July 22, 2003
Selecting Web Sites for “Beyond Google” Resource Discovery
You can read my latest article for the July 21 issue of LLRX.com, Selecting Web Sites for “Beyond Google” Resource Discovery.
What Stock Analysts Say about the Search Business
Understanding the business of web search from the investor's perspective can help searchers better understand their search results. The true business goal of all search engines is to deliver products to eyeballs at the moment of need, through a variety of mechanisms including results placement and keyword buying. I view search engines and commercial consumer search tools as being not in the search business, but in the advertising business, and so do the industry analysts that follow search companies.

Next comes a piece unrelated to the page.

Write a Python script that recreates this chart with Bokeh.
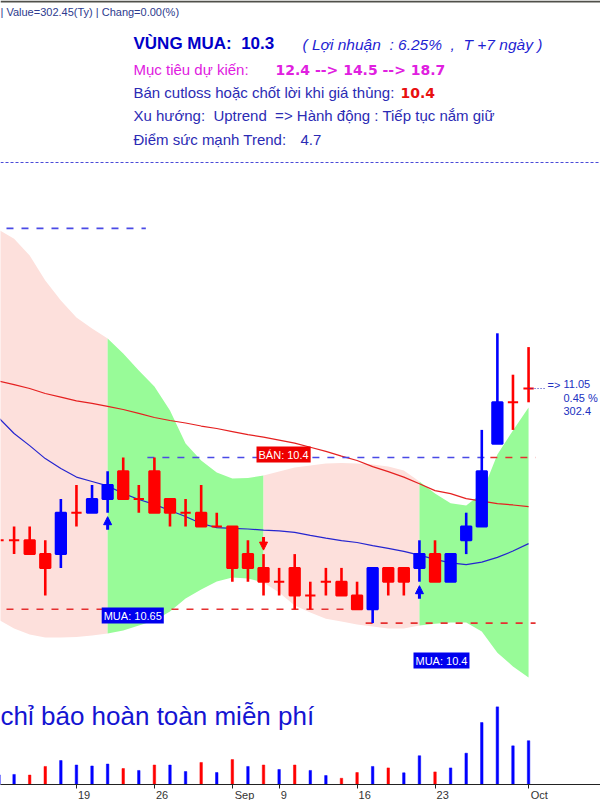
import datetime as dt
from bokeh.plotting import figure
from bokeh.models import Range1d, FixedTicker, Label, Span, Arrow, NormalHead, ColumnDataSource
from bokeh.embed import file_html
from bokeh.resources import INLINE

# ---------------- data ----------------
DATES = ["2024-08-12", "2024-08-13", "2024-08-14", "2024-08-15", "2024-08-16",
         "2024-08-19", "2024-08-20", "2024-08-21", "2024-08-22", "2024-08-23",
         "2024-08-26", "2024-08-27", "2024-08-28", "2024-08-29", "2024-08-30",
         "2024-09-04", "2024-09-05", "2024-09-06",
         "2024-09-09", "2024-09-10", "2024-09-11", "2024-09-12", "2024-09-13",
         "2024-09-16", "2024-09-17", "2024-09-18", "2024-09-19", "2024-09-20",
         "2024-09-23", "2024-09-24", "2024-09-25", "2024-09-26", "2024-09-27",
         "2024-09-30", "2024-10-01"]
OPEN = [10.50, 10.50, 10.50, 10.45, 10.45, 10.60, 10.60, 10.65, 10.75, 10.65,
        10.75, 10.65, 10.60, 10.60, 10.55, 10.55, 10.45, 10.40, 10.35, 10.40,
        10.30, 10.35, 10.35, 10.30, 10.25, 10.40, 10.40, 10.40, 10.45, 10.35,
        10.50, 10.55, 10.85, 11.00, 11.05]
HIGH = [10.55, 10.55, 10.55, 10.50, 10.65, 10.70, 10.70, 10.75, 10.80, 10.70,
        10.80, 10.65, 10.65, 10.70, 10.60, 10.55, 10.50, 10.45, 10.40, 10.45,
        10.35, 10.40, 10.40, 10.35, 10.40, 10.40, 10.40, 10.50, 10.50, 10.45,
        10.60, 10.90, 11.25, 11.10, 11.20]
LOW = [10.45, 10.45, 10.45, 10.30, 10.40, 10.55, 10.60, 10.60, 10.65, 10.60,
       10.60, 10.55, 10.55, 10.55, 10.55, 10.35, 10.35, 10.30, 10.30, 10.25,
       10.25, 10.30, 10.30, 10.25, 10.20, 10.30, 10.30, 10.35, 10.35, 10.35,
       10.45, 10.55, 10.85, 10.90, 11.00]
CLOSE = [10.50, 10.50, 10.45, 10.40, 10.60, 10.60, 10.65, 10.70, 10.65, 10.65,
         10.60, 10.60, 10.60, 10.55, 10.55, 10.40, 10.40, 10.35, 10.35, 10.30,
         10.30, 10.35, 10.30, 10.25, 10.40, 10.35, 10.35, 10.45, 10.35, 10.45,
         10.55, 10.75, 11.00, 11.00, 11.05]
VOLUME = [6.0, 6.3, 5.9, 11.3, 15.0, 12.2, 11.6, 12.8, 10.0, 8.8,
          12.2, 12.2, 8.1, 13.8, 7.5, 15.6, 11.3, 12.2, 9.4, 12.2,
          8.8, 5.6, 3.9, 7.5, 11.3, 10.4, 7.3, 18.0, 7.9, 10.4,
          19.6, 38.8, 48.6, 24.2, 27.4]
MA_FAST = [10.945, 10.887, 10.843, 10.796, 10.760, 10.729, 10.713, 10.697, 10.670, 10.648,
           10.630, 10.608, 10.586, 10.561, 10.546, 10.543, 10.541, 10.537, 10.534, 10.529,
           10.518, 10.508, 10.499, 10.492, 10.481, 10.471, 10.460, 10.446, 10.431, 10.418,
           10.412, 10.421, 10.438, 10.461, 10.488]
MA_SLOW = [11.077, 11.064, 11.050, 11.032, 11.019, 11.005, 10.996, 10.985, 10.974, 10.960,
           10.945, 10.934, 10.925, 10.914, 10.905, 10.894, 10.883, 10.874, 10.863, 10.852,
           10.837, 10.822, 10.805, 10.789, 10.767, 10.749, 10.729, 10.705, 10.680, 10.669,
           10.651, 10.642, 10.633, 10.628, 10.622]
BAND_UP = [11.626, 11.593, 11.532, 11.441, 11.369, 11.307, 11.267, 11.231, 11.177, 11.115,
           11.057, 10.970, 10.851, 10.789, 10.746, 10.724, 10.726, 10.735, 10.749, 10.764,
           10.771, 10.778, 10.780, 10.778, 10.775, 10.767, 10.753, 10.713, 10.670, 10.634,
           10.626, 10.670, 10.811, 10.898, 10.981]
BAND_LO = [10.213, 10.180, 10.159, 10.148, 10.148, 10.150, 10.155, 10.162, 10.173, 10.191,
           10.209, 10.242, 10.289, 10.322, 10.351, 10.365, 10.362, 10.347, 10.311, 10.264,
           10.238, 10.216, 10.206, 10.195, 10.188, 10.180, 10.180, 10.191, 10.198, 10.202,
           10.202, 10.170, 10.093, 10.043, 10.003]

BUY_SIGNALS = [("2024-08-21", "MUA: 10.65"), ("2024-09-20", "MUA: 10.4")]
SELL_SIGNALS = [("2024-09-06", "BÁN: 10.4")]
LEVELS = [(11.63, "2024-08-12", "2024-08-23", "blue"),
          (10.80, "2024-08-26", "2024-09-26", "blue"),
          (10.80, "2024-09-27", "2024-10-01", "red"),
          (10.25, "2024-08-12", "2024-09-16", "red"),
          (10.20, "2024-09-17", "2024-10-01", "red")]
LAST_TEXT = ["11.05", "0.45 %", "302.4"]

NB = "\u00a0"
HEADER_TOP = "| Value=302.45(Ty) | Chang=0.00(%)"
ZONE = "VÙNG MUA:" + NB + " 10.3"
PROFIT = "( Lợi nhuận" + NB + " : 6.25%" + NB + " ," + NB + " T +7 ngày )"
TARGET_LBL = "Mục tiêu dự kiến:"
TARGET_VAL = "12.4 --> 14.5 --> 18.7"
CUT_LBL = "Bán cutloss hoặc chốt lời khi giá thủng:"
CUT_VAL = "10.4"
TREND = "Xu hướng:" + NB + " Uptrend" + NB + " => Hành động : Tiếp tục nắm giữ"
SCORE_LBL = "Điểm sức mạnh Trend:"
SCORE_VAL = "4.7"
PROMO = "chỉ báo hoàn toàn miễn phí"

# ---------------- layout helpers (reference pixel geometry) ----------------
FRAME_W, FRAME_H = 600, 784
X0_PX, BAR_PX = -2.0, 15.59
Y_REF_PX, Y_REF_PRICE, PX_PER_UNIT = 388.0, 11.05, 276.0
VOL_PER_PX = 0.626


def ix(px):
    return (px - X0_PX) / BAR_PX


def py(px):
    return Y_REF_PRICE - (px - Y_REF_PX) / PX_PER_UNIT


def dp(px):
    return px / PX_PER_UNIT


BLUE = "#0000ff"
RED = "#ff0000"
PINK = "#fde0dc"
GREEN = "#98fb98"
TXT_BLUE = "#2b2bb4"
FONT = "Liberation Sans"

n = len(DATES)
xs = list(range(n))
dates = [dt.date.fromisoformat(d) for d in DATES]
pos = {d: i for i, d in enumerate(DATES)}

ccolor = [BLUE if c > o else RED for o, c in zip(OPEN, CLOSE)]
vcolor = [BLUE] + [BLUE if CLOSE[i] >= CLOSE[i - 1] else RED for i in range(1, n)]
src = ColumnDataSource(dict(
    x=xs, open=OPEN, high=HIGH, low=LOW, close=CLOSE, vol=VOLUME,
    btop=[max(o, c) for o, c in zip(OPEN, CLOSE)],
    bbot=[min(o, c) for o, c in zip(OPEN, CLOSE)],
    ccolor=ccolor, vcolor=vcolor))

p = figure(frame_width=FRAME_W, frame_height=FRAME_H,
           x_range=Range1d(ix(0), ix(FRAME_W)),
           y_range=Range1d(py(FRAME_H), py(0)),
           output_backend="svg", toolbar_location=None,
           y_axis_location=None, min_border=0)
p.outline_line_color = None
p.xgrid.visible = False
p.ygrid.visible = False
p.background_fill_color = "white"
p.border_fill_color = "white"
p.extra_y_ranges = {"vol": Range1d(0, FRAME_H * VOL_PER_PX)}

# ---- band, coloured by signal regime ----
events = sorted([(pos[d], "buy") for d, _ in BUY_SIGNALS] + [(pos[d], "sell") for d, _ in SELL_SIGNALS])
start, state = 0, "sell"
segs = []
for idx, kind in events:
    segs.append((start, idx, state))
    start, state = idx, kind
segs.append((start, n - 1, state))
for a, b, st in segs:
    p.varea(x=xs[a:b + 1], y1=BAND_LO[a:b + 1], y2=BAND_UP[a:b + 1],
            fill_color=GREEN if st == "buy" else PINK, fill_alpha=1.0)

# ---- moving averages ----
p.line(xs, MA_SLOW, line_color="#e52020", line_width=1.2)
p.line(xs, MA_FAST, line_color="#2525d0", line_width=1.2)

# ---- dashed levels ----
for lvl, d0, d1, col in LEVELS:
    p.segment(x0=[pos[d0] - 0.45], y0=[lvl], x1=[pos[d1] + 0.45], y1=[lvl],
              line_color="#4a4ae6" if col == "blue" else "#e53030",
              line_width=1.6, line_dash="7 8")

# ---- separator and top border ----
p.add_layout(Span(location=py(162), dimension="width", line_color="#4a4ad8",
                  line_width=1, line_dash="3 2"))
p.add_layout(Span(location=py(1), dimension="width", line_color="#50504a", line_width=2))

# ---- volume ----
p.vbar(x="x", top="vol", bottom=0, width=0.16, fill_color="vcolor",
       line_color="vcolor", line_width=0.5, y_range_name="vol", source=src)

# ---- candles ----
p.segment(x0="x", y0="low", x1="x", y1="high", line_color="ccolor", line_width=2.6, source=src)
p.vbar(x="x", top="btop", bottom="bbot", width=0.66, fill_color="ccolor",
       line_color="ccolor", line_width=2, source=src)

# ---- signal arrows and tags ----
TAG_Y = {"2024-08-21": 615, "2024-09-20": 660, "2024-09-06": 454}
for d, txt_ in BUY_SIGNALS:
    i = pos[d]
    tip = LOW[i] - dp(4)
    p.add_layout(Arrow(end=NormalHead(size=8, fill_color=BLUE, line_color=BLUE),
                       x_start=i, y_start=tip - dp(13), x_end=i, y_end=tip,
                       line_color=BLUE, line_width=3))
    p.add_layout(Label(x=i - 0.38, y=py(TAG_Y[d]), text=txt_, text_color="white",
                       text_font=FONT, text_font_size="11px", text_baseline="middle",
                       background_fill_color="#0000ee", padding=2))
for d, txt_ in SELL_SIGNALS:
    i = pos[d]
    tip = HIGH[i] + dp(4)
    p.add_layout(Arrow(end=NormalHead(size=8, fill_color=RED, line_color=RED),
                       x_start=i, y_start=tip + dp(13), x_end=i, y_end=tip,
                       line_color=RED, line_width=3))
    p.add_layout(Label(x=i - 0.45, y=py(TAG_Y[d]), text=txt_, text_color="white",
                       text_font=FONT, text_font_size="11px", text_baseline="middle",
                       background_fill_color="#ee0000", padding=2))

# ---- last price annotation ----
last = n - 1
p.segment(x0=[last], y0=[CLOSE[last]], x1=[ix(546)], y1=[CLOSE[last]],
          line_color="#3030c0", line_width=1, line_dash="1 2")
p.add_layout(Label(x=ix(547), y=py(384), text="=>", text_color="#2030c0", text_font=FONT,
                   text_font_size="11px", text_baseline="middle"))
for t, ypx in zip(LAST_TEXT, [383, 397, 410]):
    p.add_layout(Label(x=ix(563), y=py(ypx), text=t, text_color="#2030c0", text_font=FONT,
                       text_font_size="11px", text_baseline="middle"))


# ---- header texts ----
def txt(xpx, ypx, text, color, size, style="normal", font=FONT):
    p.add_layout(Label(x=ix(xpx), y=py(ypx), text=text, text_color=color, text_font=font,
                       text_font_size=size, text_font_style=style, text_baseline="middle"))


txt(0, 11, HEADER_TOP, "#2d3a8e", "11px")
txt(133, 43, ZONE, "#0000c8", "17px", "bold")
txt(302, 44, PROFIT, "#1f1fd2", "15.5px", "italic")
txt(133, 69, TARGET_LBL, "#e020e0", "15px")
txt(275, 69, TARGET_VAL, "#e020e0", "14px", "bold", "DejaVu Sans")
txt(133, 92, CUT_LBL, TXT_BLUE, "15px")
txt(400, 92, CUT_VAL, "#e81010", "14px", "bold", "DejaVu Sans")
txt(133, 115, TREND, TXT_BLUE, "15px")
txt(133, 139, SCORE_LBL, TXT_BLUE, "15px")
txt(300, 139, SCORE_VAL, TXT_BLUE, "15px")
txt(0, 715, PROMO, "#1414d2", "26px")

# ---- x axis: weekly ticks, month name on first session of a month ----
month_ticks = [i for i in range(1, n) if dates[i].month != dates[i - 1].month]
week_ticks = [i for i in range(n) if dates[i].weekday() == 0
              and all(abs(i - m) > 2 for m in month_ticks)]
ticks = sorted(month_ticks + week_ticks)
CHAR_W = {"S": 7.3, "e": 6.1, "p": 6.1, "O": 8.6, "c": 5.5, "t": 3.1}
labels = {}
for i in ticks:
    lab = dates[i].strftime("%b") if i in month_ticks else str(dates[i].day)
    w = sum(CHAR_W.get(ch, 6.1) for ch in lab)
    k = int(round((w + 4) / 3.06))
    labels[i] = NB * k + lab          # left-align the label just right of its tick
ax = p.xaxis[0]
ax.ticker = FixedTicker(ticks=ticks)
ax.major_label_overrides = labels
ax.axis_line_color = "#222222"
ax.major_tick_line_color = "#222222"
ax.major_tick_out = 4
ax.major_tick_in = 0
ax.minor_tick_line_color = None
ax.major_label_text_font = FONT
ax.major_label_text_font_size = "11px"
ax.major_label_text_color = "#333333"
ax.major_label_standoff = 0

open("out.html", "w").write(file_html(p, INLINE))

Analysts agree that the search business is very hot. In the June 12 2003 report Search Leads Online Advertising Rebound (available through Investext) Richard Fetyko of Kaufman Brothers notes that "search-driven advertising (paid placement and paid inclusion) was just about the only growth area of online advertising for the last two years.... Search-driven advertising now represents over 20% of the total [online advertising expenditures], up from only 4% in 2001." And given that online advertising still represents a very small portion of total advertising sales, analysts agree that there is great potential for substantial growth in search engine advertising in the next couple of years. Safa Rashtachy, an analyst with US Bancorp Piper Jaffrey and author of the weekly Silk Road Weekly, predicted in March 2003's Golden Search (reported in SiteLines on April 24) that "search and advertising companies will show the fastest growth of all sectors [of e-business] over the next 18-24 months, ahead of e-commerce, services and other segments."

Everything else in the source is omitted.